Ronnie K. 18/08/2009
Estranheza e melancolia em situações insólitas!
Os contos do premiado e cultuado escritor norte-americano John Cheever (1912-1982), são impregnados de estranheza e melancolia. Há, por vezes, uma atmosfera nostálgica, que reverencia levemente tempos idos, mais natural e, de certa forma, mais românticos. Embora não exacerbado, percebe-se o conflito do homem provinciano diante da alucinada vida moderna.
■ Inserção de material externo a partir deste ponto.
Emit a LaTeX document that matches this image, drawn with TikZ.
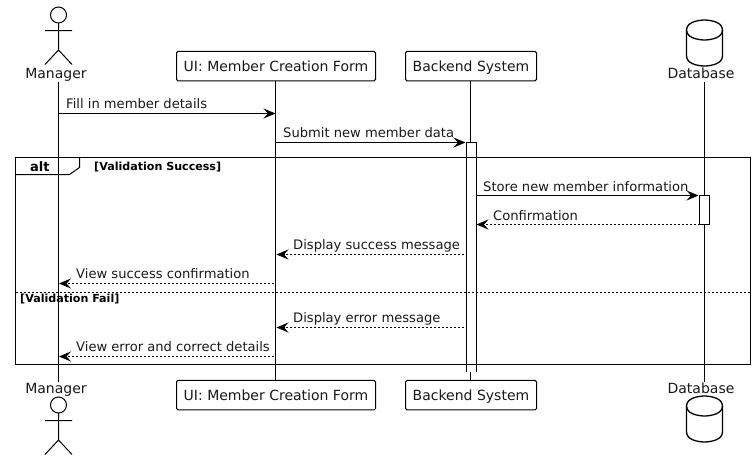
\documentclass[tikz,border=0pt]{standalone}
\usepackage{fontspec}
\setmainfont{DejaVu Sans}
\usetikzlibrary{arrows.meta,shapes.geometric}
\tikzset{
  x=1pt,y=-1pt,
  ink/.style={line width=1pt,draw=black},
  lifeline/.style={ink},
  partbox/.style={ink,rounded corners=1.5pt,fill=white,minimum height=29.5pt,inner sep=0pt,text height=10.2pt,text depth=0pt,font=\fontsize{14}{16}\selectfont,text=black!90},
  partlabel/.style={inner sep=0pt,font=\fontsize{14}{16}\selectfont,text=black!90},
  msg/.style={inner sep=0pt,anchor=base west,font=\fontsize{13.1}{15}\selectfont,text=black!90},
  guard/.style={inner sep=0pt,anchor=base west,font=\bfseries\fontsize{11.1}{13}\selectfont},
  call/.style={ink,-{Stealth[length=12pt,width=10pt,inset=4.5pt]}},
  reply/.style={line width=.8pt,draw=black,dash pattern=on 2pt off 2pt,-{Stealth[length=12pt,width=10pt,inset=4.5pt,line width=.8pt,sep=0pt]}},
  bar/.style={ink,fill=white},
  can/.style={line width=1.3pt,draw=black,fill=white},
}
\newcommand{\stickman}[2]{%
  \draw[ink] (#1,#2) circle[radius=8];
  \draw[ink] (#1,#2+8) -- (#1,#2+35) (#1-13.5,#2+15.5) -- (#1+13.5,#2+15.5)
    (#1-13.5,#2+49.5) -- (#1,#2+35) -- (#1+13.5,#2+49.5);}
\newcommand{\dbcan}[2]{%
  \draw[can] (#1-18,#2+10) .. controls (#1-18,#2) and (#1,#2) .. (#1,#2)
    .. controls (#1,#2) and (#1+18,#2) .. (#1+18,#2+10)
    -- (#1+18,#2+36) .. controls (#1+18,#2+46) and (#1,#2+46) .. (#1,#2+46)
    .. controls (#1,#2+46) and (#1-18,#2+46) .. (#1-18,#2+36) -- cycle;
  \draw[can,fill=none] (#1-18,#2+10) .. controls (#1-18,#2+20) and (#1,#2+20) .. (#1,#2+20)
    .. controls (#1,#2+20) and (#1+18,#2+20) .. (#1+18,#2+10);}
\begin{document}
\begin{tikzpicture}
\useasboundingbox (0,0) rectangle (756,461);
\fill[white] (0,0) rectangle (756,461);
% participants
\stickman{58.5}{15}
\stickman{58.5}{405}
\dbcan{704.5}{20}
\dbcan{704.5}{396}
\node[partlabel,anchor=base] (mgrT) at (56,78.5) {Manager};
\node[partlabel,anchor=base] (mgrB) at (56,393) {Manager};
\node[partbox,minimum width=199pt] (uiT) at (276,66.2) {UI: Member Creation Form};
\node[partbox,minimum width=199pt] (uiB) at (276,395.2) {UI: Member Creation Form};
\node[partbox,minimum width=131pt] (beT) at (471,66.2) {Backend System};
\node[partbox,minimum width=131pt] (beB) at (471,395.2) {Backend System};
\node[partlabel,anchor=base] (dbT) at (701,78.5) {Database};
\node[partlabel,anchor=base] (dbB) at (701,393) {Database};
% lifelines
\coordinate (mgrTop) at (58.5,82);
\coordinate (mgrEnd) at (58.5,381.5);
\coordinate (dbTop) at (704.5,82);
\coordinate (dbEnd) at (704.5,382);
\coordinate (beBarTop) at (470.5,142);
\coordinate (beBarEnd) at (470.5,372);
\draw[lifeline] (mgrTop) -- (mgrEnd);
\draw[lifeline] (uiT.south -| 275.5,0) -- (uiB.north -| 275.5,0);
\draw[lifeline] (beT.south -| 470.5,0) -- (beBarTop);
\draw[lifeline] (beBarEnd) -- (beB.north -| 470.5,0);
\draw[lifeline] (dbTop) -- (dbEnd);
% activation bars
\draw[ink] (466.5,372) -- (466.5,142.5) -- (476.5,142.5) -- (476.5,372);
\draw[bar] (699.5,195.5) rectangle (709.5,224.5);
% frame
\node[guard,font=\bfseries\fontsize{13}{15}\selectfont] (altlabel) at (30,171) {alt};
\draw[ink] (15.5,157.5) rectangle (750.5,364.5);
\draw[ink] (15.5,174.5) -- (69.5,174.5) -- (79.5,167.5) -- (79.5,157.5);
\draw[line width=.8pt,dash pattern=on 2pt off 2pt] (15.5,292.5) -- (750.5,292.5);
\node[guard] (g1) at (94,170) {[Validation Success]};
\node[guard] (g2) at (20,302) {[Validation Fail]};
% messages
\coordinate (m1a) at (58.5,113.5); \coordinate (m1b) at (275.5,113.5);
\coordinate (m2a) at (275.5,142.5); \coordinate (m2b) at (465.5,142.5);
\coordinate (m3a) at (476.5,195.5); \coordinate (m3b) at (698.5,195.5);
\coordinate (m4a) at (699.5,224.5); \coordinate (m4b) at (476.5,224.5);
\coordinate (m5a) at (464,254.5); \coordinate (m5b) at (276.5,254.5);
\coordinate (m6a) at (274,283.5); \coordinate (m6b) at (59,283.5);
\coordinate (m7a) at (464,327.5); \coordinate (m7b) at (276.5,327.5);
\coordinate (m8a) at (274,356.5); \coordinate (m8b) at (59,356.5);
\draw[call] (m1a) -- (m1b);
\draw[call] (m2a) -- (m2b);
\draw[call] (m3a) -- (m3b);
\draw[reply] (m4a) -- (m4b);
\draw[reply] (m5a) -- (m5b);
\draw[reply] (m6a) -- (m6b);
\draw[reply] (m7a) -- (m7b);
\draw[reply] (m8a) -- (m8b);
\node[msg] (t1) at (66,108) {Fill in member details};
\node[msg] (t2) at (283,137) {Submit new member data};
\node[msg] (t3) at (483,191) {Store new member information};
\node[msg] (t4) at (493,220) {Confirmation};
\node[msg] (t5) at (293,249) {Display success message};
\node[msg] (t6) at (76,278) {View success confirmation};
\node[msg] (t7) at (293,322) {Display error message};
\node[msg] (t8) at (76,351) {View error and correct details};
\end{tikzpicture}
\end{document}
Cheever explora também a futilidade do homem da classe média alta, seu sufocamento pelo ócio, seu delírio (daí a atmosfera onírica), mas, sobretudo, o que vemos aqui é o desfacelamento do casamento: casais que se odeiam, rancorosos, a busca (frustrada em geral) por relações extra-conjugais. Há um desespero subjacente nos contos reunidos nesse volume.
Ainda que irregular em sua compilação é um livro muito bom que merece ser lido. Há contos fracos, é verdade; alguns confusos, outros injustificáveis e um ou dois que são apenas esboços de contos, sem um centro nervoso. Porém, dos treze aqui reunidos, há pelo menos 6 realmente marcantes, seja pela originalidade do tema, seja pelo brilho do estilo.
Se o Conto (enquanto gênero - esse espaço tão exíguo e limitado) requer um ponto de explosão fulminate, a exploração de uma idéia nova ou o que quer que seja de inevitável surpresa ou susto para justificar sua escrita, John Cheever pelo menos é mestre num desses aspectos: realmente, na maioria das histórias aqui reunidas seus personagens se envolvem em situações indubitavelmente insólitas! Nada previsíveis (Embora o desfecho em geral do conto 'cheeveriano' pode deixar a desejar!).
O mais impressionante e inesquecível conto da antologia, "O nadador" já justificaria a leitura do livro. Conto sombrio, misterioso e, sobretudo, tão triste e amargo quanto lembrar e rememorar em sonho algo muito bom que nos escapou para sempre. Destaque também para os contos "O natal é triste para os pobres" (inesperada arma contra a pieguice que o título sugere), "A quimera" (delírio libertador, em que se exalta o poder da imaginação como fuga à rotinas mesquinhas e opressoras), "O mundo das maçãs" (retrato comovido do conflito entre as belas e espirituosas realizações artísticas e o acachapante e poderoso desejo carnal que acomete um velho, laureado e solitário poeta), além de "O gatuno de Shady Hill" e "Percy". Esses são contos que abrilhantam o volume e testemunham o poder de Cheever como o grande contista que é considerado.
TRECHO (Do conto "A quimera")
"Minha mulher e eu vivemos muito mal juntos, mas temos três filhos lindos e tentamos tocar a vida para a frente. Faço o que tenho que fazer, como todo mundo, e uma das coisas que tenho que fazer é servir na cama o café da manhã de minha mulher. Tento preparar um bom café da manhã, porque deste modo às vezes consigo melhorar sua disposição de espírito, que normalmente é péssima. Certa vez, não faz muito tempo, quando cheguei com a bandeja, ela levou a mão ao rosto e começou a chorar. Olhei para a bandeja para ver se havia alguma coisa de errado. Era um belo café da manhã - dois ovos cozidos, uma porção de mil-folhas e uma Coca-Cola com um pouco de gim. É assim que ela gosta. Jamais aprendi a preparar bacon. Os ovos pareciam estar bom e os pratos estavam limpos; assim, perguntei o que havia. Ela retirou as mãos dos olhos - o rosto estava molhado de lágrimas e os olhos estavam fundos - e disse, com o sotaque típico dos Boysen:
- Não aguento mais ser servida na cama por um homem peludo de cueca."